The Joint Committee on Taxation this week issued its long-awaited budget score of the revenue provisions of the mammoth budget reconciliation bill. As part of this process, they estimated that the cost to the Treasury of the revised electric vehicle purchase tax credit of up to $12,500 per vehicle would total $9.2 billion over the next decade.
Under the language in the bill, the amount of the tax credit would vary, from a minimum of $4,000 to the maximum of $12,500 depending on whether the vehicle meets minimum battery size and maximum gasoline tank size requirements, was assembled in a union shop in the United States, and meets domestic battery content rules. In order to get a budget score, some JCT analyst must have used an internal assumption for the average tax credit, and we don’t know what that is.
But we strongly suspect that JCT used the Energy Department’s 2021 “reference case” assumptions for plug-in electric vehicle assumptions over the next decade, which are very conservative and only assume a total of 4.1 million plug-in EVs being sold over the next decade. Not only do JCT and the Congressional Budget Office use the reference case for motor fuel sales when forecasting fuel excise tax receipts, we can tell the reference case is being used in this instance because the shapes of the lines are almost identical when you graph them out – in the chart below, the blue line is the annual tax credit cost from the JCT score, in millions of dollars per year, measured against the left axis, and the orange line is the number of plug-in electric vehicles and qualifying plug-in hybrids assumed to be sold in the U.S. each year under the EIA reference case, in thousands of vehicles and measured against the right axis. (Left axis are fiscal years and right axis are calendar years, but there’s no way to fix that with the available data.)
This is an assumption of slow but steady growth in EV sales, both in absolute terms and as a share of total light duty vehicle sales, which the EIA reference case estimates to stay relatively flat in the future. When you focus only on the types of vehicles that the Administration is trying to promote (pure plug-in EVs, fuel cell vehicles, and plug-in hybrids that only have de minimis gas tanks to run a generator to charge the battery on long trips), the EIA reference case assumes that those sales will almost triple over a decade, from 1.6 percent of the market in 2022 to 4.3 percent of total sales in 2031.

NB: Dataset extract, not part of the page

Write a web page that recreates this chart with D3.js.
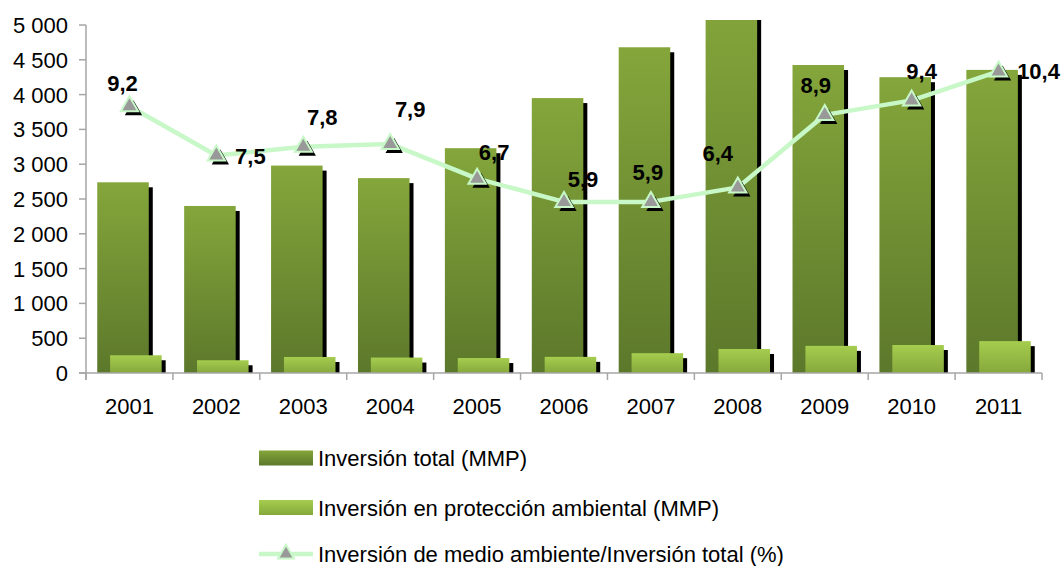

However, this steady rate of increase is a far cry from what the Biden Administration wants, as expressed in Executive Order 14037, signed on August 5, 2021. EO 14037 expressed a (non-binding) policy of “setting a goal that 50 percent of all new passenger cars and light trucks sold in 2030 be zero-emission vehicles, including battery electric, plug-in hybrid electric, or fuel cell electric vehicles.” Biden signed the order after a public White House meeting with the heads of what is left of the Big Three domestic automakers, who expressed aspirational goals to hit that target.
The difference between the EIA reference case of slow-but-steady growth in ZEV sales (as a percent of total sales) and the Biden 2030 goal is best shown visually:
Obviously, the ZEV sales assumptions in the EIA reference case exist in a different universe than the one that President Biden wants us to live in. And the EIA reference case was locked and released before the (Biden-urged) Big Three pivot to EVs that has occurred this year.
The bottom line: if the tax credit is enacted, and if plug-in EV sales in the real world come anywhere close to the aspirational target set by President Biden, then the cost of the tax credit to the Treasury will be far in excess of $9.2 billion – perhaps closer to the $100 billion originally proposed by the White House for EV point-of-sale rebates in its original American Jobs Plan almost nine months ago.